Ensure You Have Copies of the Final Files
Once you have signed off on the proof ask the printer for a copy of the final file for your records. This way, if you need to update information in a year or two, you will have the most accurate and up-to-date file in your possession.
Press Checks (Remember Those?)
Back in the day, before the digital era (yep we’re that old,) printers would take your file of a job, RIP film for each signature, create a matchprint proof from that film and then make actual printing plates from that film. In those days, people did press checks on a lot of jobs because you couldn’t trust the proofing system to be 100% accurate.
So you would go on a press check. You would take the day, go to the printer’s facility, and do a lot of hanging around while they printed each of the signatures for your job so that you could scrutinize a press sheet to make sure that it looked exactly the way you wanted. If not, the press operator could make minor adjustments, but in the case of a major flub, the process for that signature would have to be started from scratch.
In 2016, a printer takes your digital file, creates a digital proof, and uses that same file to create the printing plates. Their press calibrated is to match their proofing system. If you have hired a quality printer whom you trust, the proof you see should be almost identical to what you get off the press — thus eliminating the need for a press check.
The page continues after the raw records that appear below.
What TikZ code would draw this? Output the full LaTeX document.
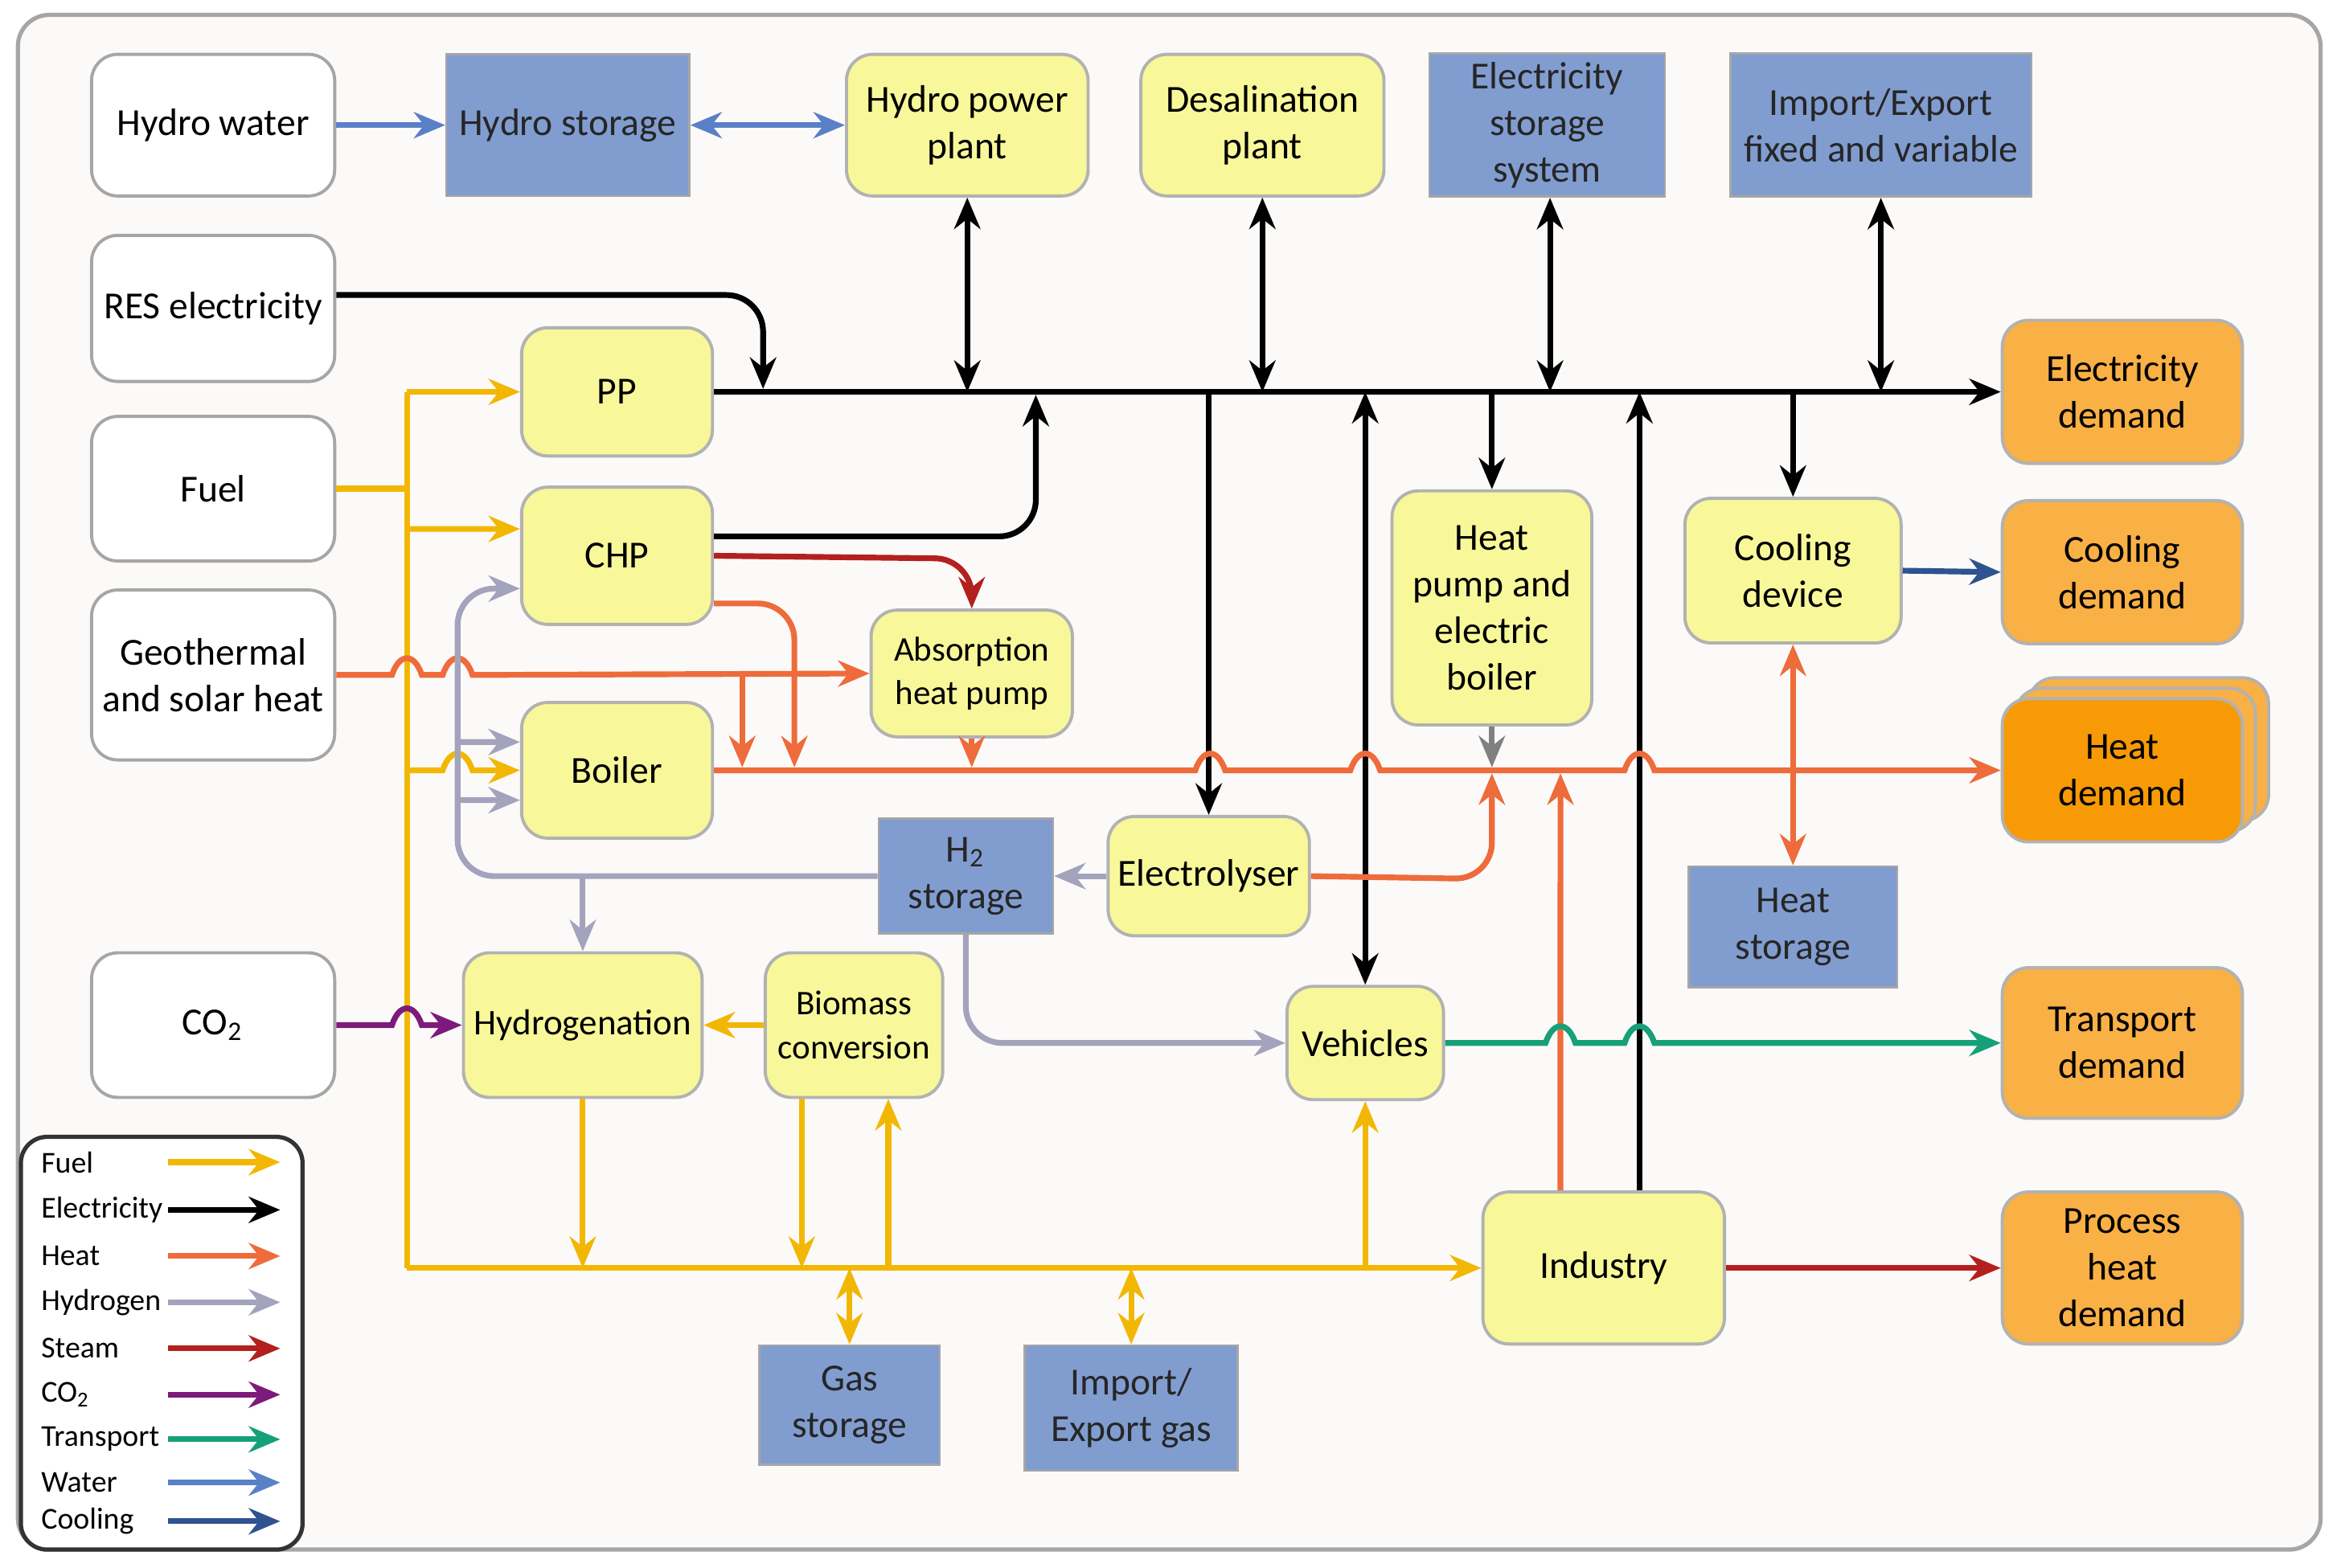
\documentclass[tikz,border=0pt]{standalone}
\usepackage{fontspec}
\setmainfont{Carlito}
\usetikzlibrary{arrows.meta,shadows}
\definecolor{fuelc}{HTML}{F2B705}
\definecolor{heatc}{HTML}{EE6B3B}
\definecolor{hydc}{HTML}{A3A3BD}
\definecolor{steamc}{HTML}{B3201E}
\definecolor{co2c}{HTML}{7D1A7B}
\definecolor{transc}{HTML}{16A07A}
\definecolor{waterc}{HTML}{5A80C8}
\definecolor{coolc}{HTML}{2F5290}
\definecolor{yfill}{HTML}{F8F89A}
\definecolor{ofill}{HTML}{F9B045}
\definecolor{hdfill}{HTML}{F79A05}
\definecolor{bfill}{HTML}{819DD0}
\definecolor{bgc}{HTML}{FCFAF8}
\tikzset{
 base/.style={font=\fontsize{7.3}{8.9}\selectfont,align=center,inner sep=1pt},
 wbox/.style={base,draw=gray!70,fill=white,rounded corners=5pt,line width=0.6pt},
 ybox/.style={base,draw=gray!60,fill=yfill,rounded corners=5pt,line width=0.6pt},
 bbox/.style={base,draw=gray!70,fill=bfill,text=black!85},
 obox/.style={base,draw=gray!60,fill=ofill,rounded corners=5pt,line width=0.6pt},
 ln/.style={line width=1.1pt,rounded corners=7pt},
 sl/.style={rounded corners=0pt},
 tip/.style={-{Stealth[length=6pt,width=5pt]}},
 tt/.style={{Stealth[length=6pt,width=5pt]}-{Stealth[length=6pt,width=5pt]}},
 el/.style={ln,black}, fu/.style={ln,fuelc}, ht/.style={ln,heatc},
 hy/.style={ln,hydc}, st/.style={ln,steamc}, co/.style={ln,co2c},
 tr/.style={ln,transc}, wa/.style={ln,waterc}, cl/.style={ln,coolc},
 hop/.style={insert path={.. controls +(5,-15) and +(-5,-15) .. ++(20,0)}},
 lg/.style={font=\fontsize{5.8}{7}\selectfont,anchor=west,inner sep=0pt}
}
\begin{document}
\begin{tikzpicture}[x=0.01cm,y=-0.01cm]
\useasboundingbox (0,0) rectangle (1568,1052);
\draw[gray!70,fill=bgc,rounded corners=6pt,line width=0.8pt] (12,10) rectangle (1557,1040);
% nodes
\node[wbox,minimum width=1.63cm,minimum height=0.95cm] (hw) at (143,84) {Hydro water};
\node[bbox,minimum width=1.63cm,minimum height=0.95cm] (hs) at (381,84) {Hydro storage};
\node[ybox,minimum width=1.62cm,minimum height=0.95cm] (hpp) at (649,84) {Hydro power\\plant};
\node[ybox,minimum width=1.63cm,minimum height=0.95cm] (dp) at (847,84) {Desalination\\plant};
\node[bbox,minimum width=1.58cm,minimum height=0.96cm] (ess) at (1038,84) {Electricity\\storage\\system};
\node[bbox,minimum width=2.02cm,minimum height=0.96cm] (iex) at (1262,84) {Import/Export\\fixed and variable};
\node[wbox,minimum width=1.63cm,minimum height=0.98cm] (res) at (143,207) {RES electricity};
\node[wbox,minimum width=1.63cm,minimum height=0.97cm] (fuel) at (143,328) {Fuel};
\node[wbox,minimum width=1.63cm,minimum height=1.14cm] (geo) at (143,453) {Geothermal\\and solar heat};
\node[wbox,minimum width=1.63cm,minimum height=0.97cm] (co2) at (143,688) {CO\textsubscript{2}};
\node[ybox,minimum width=1.28cm,minimum height=0.86cm] (PP) at (414,263) {PP};
\node[ybox,minimum width=1.28cm,minimum height=0.92cm] (CHP) at (414,373) {CHP};
\node[ybox,minimum width=1.28cm,minimum height=0.91cm] (Boiler) at (414,517) {Boiler};
\node[ybox,minimum width=1.35cm,minimum height=0.85cm,font=\fontsize{6.6}{8.4}\selectfont] (ahp) at (652,452) {Absorption\\heat pump};
\node[ybox,minimum width=1.34cm,minimum height=1.57cm] (hp) at (1001,408) {Heat\\pump and\\electric\\boiler};
\node[ybox,minimum width=1.45cm,minimum height=0.97cm] (cd) at (1203,383) {Cooling\\device};
\node[obox,minimum width=1.61cm,minimum height=0.96cm] (ed) at (1424,263) {Electricity\\demand};
\node[obox,minimum width=1.61cm,minimum height=0.96cm] (cdm) at (1424,384) {Cooling\\demand};
\node[obox,fill=hdfill,double copy shadow={shadow xshift=2.5pt,shadow yshift=2pt,fill=ofill,draw=gray!60},minimum width=1.61cm,minimum height=0.96cm] (hd) at (1424,517) {Heat\\demand};
\node[obox,minimum width=1.61cm,minimum height=1.01cm] (td) at (1424,700) {Transport\\demand};
\node[obox,minimum width=1.61cm,minimum height=1.02cm] (phd) at (1424,851) {Process\\heat\\demand};
\node[ybox,minimum width=1.35cm,minimum height=0.80cm] (ely) at (811,588) {Electrolyser};
\node[bbox,minimum width=1.17cm,minimum height=0.77cm] (h2) at (648,588) {H\textsubscript{2}\\storage};
\node[bbox,minimum width=1.40cm,minimum height=0.81cm] (hst) at (1203,622) {Heat\\storage};
\node[ybox,minimum width=1.60cm,minimum height=0.97cm,font=\fontsize{6.9}{8.4}\selectfont] (hyd) at (391,688) {Hydrogenation};
\node[ybox,minimum width=1.19cm,minimum height=0.97cm,font=\fontsize{6.6}{8.4}\selectfont] (bio) at (573,688) {Biomass\\conversion};
\node[ybox,minimum width=1.05cm,minimum height=0.76cm] (veh) at (916,700) {Vehicles};
\node[ybox,minimum width=1.62cm,minimum height=1.02cm] (ind) at (1076,851) {Industry};
\node[bbox,minimum width=1.21cm,minimum height=0.80cm] (gs) at (570,943) {Gas\\storage};
\node[bbox,minimum width=1.43cm,minimum height=0.84cm] (ieg) at (759,945) {Import/\\Export gas};
% water / cooling
\draw[wa,tip] (hw.east) -- (hs.west);
\draw[wa,tt] (hs.east) -- (hpp.west);
\draw[cl,tip] (cd.east) -- (cdm.west);
% electricity
\draw[el,tip] (PP.east) -- (ed.west);
\draw[el,tip] ([yshift=0.09cm]res.east) -- (512,198) -- (512,261);
\draw[el,tt] (hpp.south) -- (hpp.south |- PP.east);
\draw[el,tt] (dp.south) -- (dp.south |- PP.east);
\draw[el,tt] ([xshift=0.02cm]ess.south) -- ([xshift=0.02cm]ess.south |- PP.east);
\draw[el,tt] (iex.south) -- (iex.south |- PP.east);
\draw[el,tip] ([yshift=0.13cm]CHP.east) -- (695,360) -- (695,265);
\draw[el,tip] (ely.north |- PP.east) -- (ely.north);
\draw[el,tt] (veh.north |- PP.east) -- (veh.north);
\draw[el,tip] (hp.north |- PP.east) -- (hp.north);
\draw[el,tip] ([xshift=0.24cm]ind.north) -- ([xshift=0.24cm]ind.north |- PP.east);
\draw[el,tip] (cd.north |- PP.east) -- (cd.north);
% fuel
\draw[fu] (fuel.east) -- (273,328);
\draw[fu,sl] (273,263) -- (273,851);
\draw[fu,tip] (273,263) -- (PP.west);
\draw[fu,tip] (273,355) -- ([yshift=0.18cm]CHP.west);
\draw[fu,sl,tip] (273,517) -- (297,517) [hop] -- (Boiler.west);
\draw[fu,tip] (273,851) -- (ind.west);
\draw[fu,tip] (hyd.south) -- (hyd.south |- ind.west);
\draw[fu,tip] ([xshift=-0.35cm]bio.south) -- ([xshift=-0.35cm]bio.south |- ind.west);
\draw[fu,tip] ([xshift=0.23cm]bio.south |- ind.west) -- ([xshift=0.23cm]bio.south);
\draw[fu,tt] (gs.north) -- (gs.north |- ind.west);
\draw[fu,tt] (ieg.north) -- (ieg.north |- ind.west);
\draw[fu,tip] (veh.south |- ind.west) -- (veh.south);
\draw[fu,tip] (bio.west) -- (hyd.east);
% heat
\draw[ht,sl,tip] (geo.east) -- (263,453) [hop] -- (297,453) [hop] -- (ahp.west);
\draw[ht,tip] (498,453) -- (498,515);
\draw[ht,tip] ([yshift=-0.32cm]CHP.east) -- (533,405) -- (533,515);
\draw[ht,tip] (ahp.south) -- (652,515);
\draw[ht,sl,tip] (Boiler.east) -- (802,517) [hop] -- (906,517) [hop] -- (1090,517) [hop] -- (hd.west);
\draw[ln,gray,tip] (hp.south) -- (1001,515);
\draw[ht,tip] (ely.east) -- (1001,590) -- (1001,519);
\draw[ht,tip] ([xshift=-0.29cm]ind.north) -- (1047,519);
\draw[ht,tt] (cd.south) -- (hst.north);
% steam
\draw[st,tip] (CHP.east) -- (652,375) -- (ahp.north);
\draw[st,tip] (ind.east) -- (phd.west);
% hydrogen
\draw[hy,tip] (ely.west) -- (h2.east);
\draw[hy,tip] (h2.west) -- (307,588) -- (307,395) -- ([yshift=-0.22cm]CHP.west);
\draw[hy,tip] (307,498) -- ([yshift=0.19cm]Boiler.west);
\draw[hy,tip] (307,537) -- ([yshift=-0.2cm]Boiler.west);
\draw[hy,tip] (391,588) -- (hyd.north);
\draw[hy,tip] (h2.south) -- (648,700) -- (veh.west);
% co2 / transport
\draw[co,sl,tip] (co2.east) -- (263,688) [hop] -- (hyd.west);
\draw[tr,sl,tip] (veh.east) -- (1037,700) [hop] -- (1090,700) [hop] -- (td.west);
% legend
\draw[black!80,fill=white,rounded corners=5pt,line width=0.8pt] (14,763) rectangle (203,1040);
\foreach \y/\t/\s in {780/Fuel/fu,812/Electricity/el,843/Heat/ht,874/Hydrogen/hy,905/Steam/st,936/CO\textsubscript{2}/co,966/Transport/tr,995/Water/wa,1021/Cooling/cl}{
 \node[lg] at (27,\y) {\t};
 \draw[\s,tip] (113,\y) -- (188,\y);
}
\end{tikzpicture}
\end{document}
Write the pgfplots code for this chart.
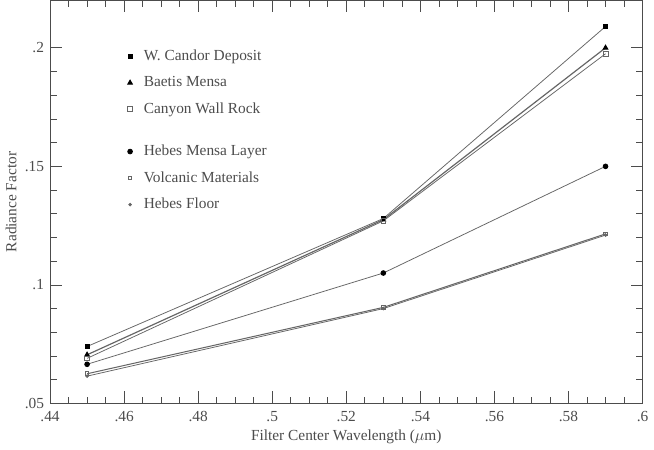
\documentclass[border=0pt]{standalone}
\usepackage{pgfplots}
\pgfplotsset{compat=1.18}
\usepackage{fontspec}
\setmainfont{Liberation Serif}
\definecolor{ln}{gray}{0.4}
\definecolor{tx}{gray}{0.3}
\begin{document}
\begin{tikzpicture}
\begin{axis}[
  scale only axis,
  width=347pt, height=236pt,
  xmin=0.44, xmax=0.60, ymin=0.05, ymax=0.22,
  xtick={0.44,0.46,0.48,0.50,0.52,0.54,0.56,0.58,0.60},
  xticklabels={.44,.46,.48,.5,.52,.54,.56,.58,.6},
  ytick={0.05,0.10,0.15,0.20},
  yticklabels={.05,.1,.15,.2},
  minor x tick num=3, minor y tick num=4,
  tick align=inside,
  major tick length=7pt, minor tick length=4pt,
  every tick/.style={color=tx, line width=0.4pt},
  axis line style={color=tx, line width=0.5pt},
  tick label style={font=\small, color=tx},
  xticklabel style={yshift=-1pt},
  /pgf/number format/assume math mode=true,
  xlabel={Filter Center Wavelength ($\mu$m)},
  ylabel={Radiance Factor},
  label style={font=\small, color=tx},
  xlabel style={yshift=2pt},
  ylabel style={yshift=-2pt},
  legend style={at={(0.115,0.895)}, anchor=north west, draw=none, fill=none,
    font=\small, text=tx, row sep=3.8pt},
  legend cell align=left,
  legend image code/.code={\draw[only marks] plot coordinates {(0.12cm,0cm)}; \path (0cm,0cm) (0.32cm,0cm);},
  every axis plot/.append style={color=ln, line width=0.45pt},
]
\addplot[mark=square*, mark size=1.1pt, mark options={fill=black, draw=black}] coordinates {(0.45,0.074) (0.53,0.128) (0.59,0.209)};
\addlegendentry{W. Candor Deposit}
\addplot[mark=triangle*, mark size=1.4pt, mark options={fill=black, draw=black}, line width=0.7pt] coordinates {(0.45,0.0705) (0.53,0.1275) (0.59,0.200)};
\addlegendentry{Baetis Mensa}
\addplot[mark=square, mark size=1.4pt, mark options={draw=ln}] coordinates {(0.45,0.069) (0.53,0.127) (0.59,0.1975)};
\addlegendentry{Canyon Wall Rock}
\addlegendimage{empty legend}
\addlegendentry{}
\addplot[mark=*, mark size=1.4pt, mark options={fill=black, draw=black}] coordinates {(0.45,0.0665) (0.53,0.105) (0.59,0.150)};
\addlegendentry{Hebes Mensa Layer}
\addplot[mark=square, mark size=1.1pt, mark options={draw=ln}, line width=0.6pt] coordinates {(0.45,0.0625) (0.53,0.0905) (0.59,0.1215)};
\addlegendentry{Volcanic Materials}
\addplot[mark=*, mark size=0.8pt, mark options={fill=ln, draw=ln}] coordinates {(0.45,0.0615) (0.53,0.0900) (0.59,0.1210)};
\addlegendentry{Hebes Floor}
\end{axis}
\end{tikzpicture}
\end{document}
There may be an occasion when you’re using a special design element, specialty ink or paper stock, in which case a press check may be in order. Otherwise, stay at your desk.
Unfortunately, this means that you don't get out of the office for the day and be pampered by your printer with snacks, the blue ribbon tour, and lunch at a fancy restaurant with your salesperson. (Ah…those were the days!)
Enjoy the Printed Piece
Once your piece is delivered to you sit back and admire it. Often you’ll zero in on something that’s not quite right and wonder how you let this slip by. Try not to be too hard on yourself — most people won’t notice the hairline stroke that is off or the image that’s slightly darker than the rest. Enjoy your printed piece, knowing that others will, too!